Ontario school board ‘cultivates’ vapid verbiage while its students and teachers suffer
‘In the new education world, everything counts except real teaching’
School boards are where English as a glorious instrument of meaningful, and even beautiful, means of communication goes, sadly, to die.
Joseph Brean very recently wrote an excellent article about a school in crisis in Mississauga, Ont. The substance of his article was a cri de coeur about rampant violence in the hallways, threats against staff, and the school board’s heavy-handed response to a teacher who dared to speak out. It is a frightening account.
The article included comments from a Peel District School Board spokesperson. It is these remarks I’d like to deal with, particularly the jargon-infested, warm-dough language, non-substance reply to Brean’s questions.

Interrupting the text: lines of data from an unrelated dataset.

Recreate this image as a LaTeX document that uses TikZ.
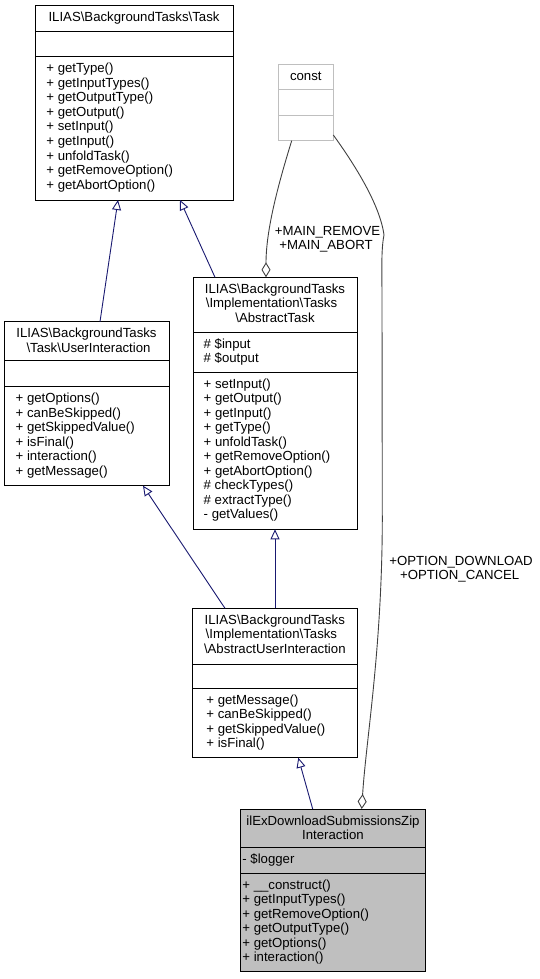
\documentclass[tikz,border=0pt]{standalone}
\usepackage{fontspec}
\setmainfont{Liberation Sans}
\usetikzlibrary{arrows.meta}
\definecolor{edgeblue}{HTML}{191970}
\definecolor{edgegray}{HTML}{404040}
\definecolor{boxgray}{HTML}{BFBFBF}
\newcommand\bsl{\textbackslash}
\tikzset{
  cls/.style={draw=black, line width=1pt, inner sep=0pt, outer sep=0pt, anchor=north west},
  sepline/.style={draw=black, line width=1pt},
  txt/.style={inner sep=0pt, anchor=base west, font=\fontsize{13.2}{14.5}\selectfont},
  ttl/.style={inner sep=0pt, anchor=base, font=\fontsize{13.2}{14.5}\selectfont},
  inherit/.style={draw=edgeblue, line width=0.9pt, -{Triangle[open, length=10pt, width=9pt]}},
  compose/.style={draw=edgegray, line width=0.9pt, -{Diamond[open, length=15pt, width=9pt]}},
}
\begin{document}
\begin{tikzpicture}[x=1pt,y=-1pt]
\useasboundingbox (0,0) rectangle (539,979);

% ---------- Task ----------
\node[cls, minimum width=198pt, minimum height=194pt] (task) at (35,6) {};
\draw[sepline] (35,32) -- (233,32);
\draw[sepline] (35,57) -- (233,57);
\node[ttl] (task-t) at (134,22) {ILIAS\bsl BackgroundTasks\bsl Task};
\foreach \t [count=\i] in {+ getType(), + getInputTypes(), + getOutputType(), + getOutput(), + setInput(), + getInput(), + unfoldTask(), + getRemoveOption(), + getAbortOption()}
  \node[txt] (task-m\i) at (46.2,{73+(\i-1)*14.5}) {\t};

% ---------- const ----------
\node[cls, draw=boxgray, minimum width=55pt, minimum height=76.4pt] (const) at (278.3,64.3) {};
\draw[sepline, draw=boxgray] (278.3,89.7) -- (333.3,89.7);
\draw[sepline, draw=boxgray] (278.3,115.3) -- (333.3,115.3);
\node[ttl] (const-t) at (305.8,80.3) {const};

% ---------- UserInteraction ----------
\node[cls, minimum width=164.6pt, minimum height=164pt] (ui) at (4.7,321.7) {};
\draw[sepline] (4.7,360.7) -- (169.3,360.7);
\draw[sepline] (4.7,386.7) -- (169.3,386.7);
\node[ttl] (ui-t1) at (86.5,337.7) {ILIAS\bsl BackgroundTasks};
\node[ttl] (ui-t2) at (88.5,352.2) {\bsl Task\bsl UserInteraction};
\foreach \t [count=\i] in {+ getOptions(), + canBeSkipped(), + getSkippedValue(), + isFinal(), + interaction(), + getMessage()}
  \node[txt] (ui-m\i) at (15.5,{402.7+(\i-1)*14.5}) {\t};

% ---------- AbstractTask ----------
\node[cls, minimum width=164pt, minimum height=252pt] (at) at (193.3,277.3) {};
\draw[sepline] (193.3,332) -- (357.3,332);
\draw[sepline] (193.3,372.3) -- (357.3,372.3);
\node[ttl] (at-t1) at (275,293.3) {ILIAS\bsl BackgroundTasks};
\node[ttl] (at-t2) at (271.5,307.8) {\bsl Implementation\bsl Tasks};
\node[ttl] (at-t3) at (275,322.3) {\bsl AbstractTask};
\foreach \t [count=\i] in {\# \$input, \# \$output}
  \node[txt] (at-a\i) at (203.5,{348+(\i-1)*14.5}) {\t};
\foreach \t [count=\i] in {+ setInput(), + getOutput(), + getInput(), + getType(), + unfoldTask(), + getRemoveOption(), + getAbortOption(), \# checkTypes(), \# extractType(), - getValues()}
  \node[txt] (at-m\i) at (203.5,{388.3+(\i-1)*14.5}) {\t};

% ---------- AbstractUserInteraction ----------
\node[cls, minimum width=164.3pt, minimum height=149.4pt] (aui) at (192.7,608.3) {};
\draw[sepline] (192.7,664) -- (357,664);
\draw[sepline] (192.7,688.3) -- (357,688.3);
\node[ttl] (aui-t1) at (274.8,624.3) {ILIAS\bsl BackgroundTasks};
\node[ttl] (aui-t2) at (271.4,638.8) {\bsl Implementation\bsl Tasks};
\node[ttl] (aui-t3) at (274.8,653.3) {\bsl AbstractUserInteraction};
\foreach \t [count=\i] in {+ getMessage(), + canBeSkipped(), + getSkippedValue(), + isFinal()}
  \node[txt] (aui-m\i) at (206.2,{704.3+(\i-1)*14.5}) {\t};

% ---------- ilExDownloadSubmissionsZipInteraction ----------
\node[cls, fill=boxgray, minimum width=184.6pt, minimum height=162.7pt] (ilex) at (240.7,809) {};
\draw[sepline] (240.7,847.7) -- (425.3,847.7);
\draw[sepline] (240.7,873.3) -- (425.3,873.3);
\node[ttl] (ilex-t1) at (333,825) {ilExDownloadSubmissionsZip};
\node[ttl] (ilex-t2) at (333,839.5) {Interaction};
\node[txt] (ilex-a1) at (242.2,863.7) {- \$logger};
\foreach \t [count=\i] in {+ \_\_construct(), + getInputTypes(), + getRemoveOption(), + getOutputType(), + getOptions(), + interaction()}
  \node[txt] (ilex-m\i) at (242.2,{889.3+(\i-1)*14.5}) {\t};

% ---------- inheritance edges ----------
\draw[inherit] ([xshift=95.3pt]ui.north west) -- ([xshift=83pt]task.south west);
\draw[inherit] ([xshift=21.7pt]at.north west) -- ([xshift=145pt]task.south west);
\draw[inherit] ([xshift=32.3pt]aui.north west) -- ([xshift=138.3pt]ui.south west);
\draw[inherit] ([xshift=82.3pt]aui.north west) -- ([xshift=81.7pt]at.south west);
\draw[inherit] ([xshift=72pt]ilex.north west) -- ([xshift=105.6pt]aui.south west);

% ---------- composition edges ----------
\draw[compose] ([xshift=13.4pt]const.south west) .. controls (278,185) and (266,230) .. ([xshift=72.7pt]at.north west);
\node[ttl] (lbl1a) at (327.5,235) {+MAIN\_REMOVE};
\node[ttl] (lbl1b) at (326,249.3) {+MAIN\_ABORT};

\draw[compose] ([yshift=5.7pt]const.south east) .. controls (355,165) and (380,205) .. (384,235)
  .. controls (381,250) and (382,270) .. (382,300) -- (382.3,520)
  .. controls (382,650) and (366,740) .. ([xshift=121pt]ilex.north west);
\node[ttl] (lbl2a) at (461,565) {+OPTION\_DOWNLOAD};
\node[ttl] (lbl2b) at (459.7,579.5) {+OPTION\_CANCEL};
\end{tikzpicture}
\end{document}
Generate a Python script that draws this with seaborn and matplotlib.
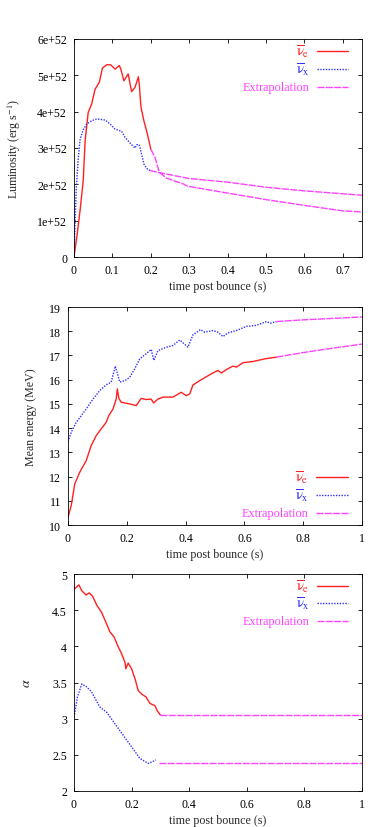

Here’s the first inspirational phrase from the school board’s spokesperson: The board is “committed to cultivating safe and inclusive learning and working environments for students and staff.”
Just what is this?
It is the plasticine, flavourless static verbiage that every school board pumps out from its vast cliché vat to stuff every one of the flaccid, sterile yawn-incantations it “issues” to cover some patent malfeasance, misfeasance, disorder, or parent complaint over behaviour in its schools.
Safe. Inclusive. Environments. The tag-stickers of the woke. All that’s missing is a hymn to recycling and non-meat diets.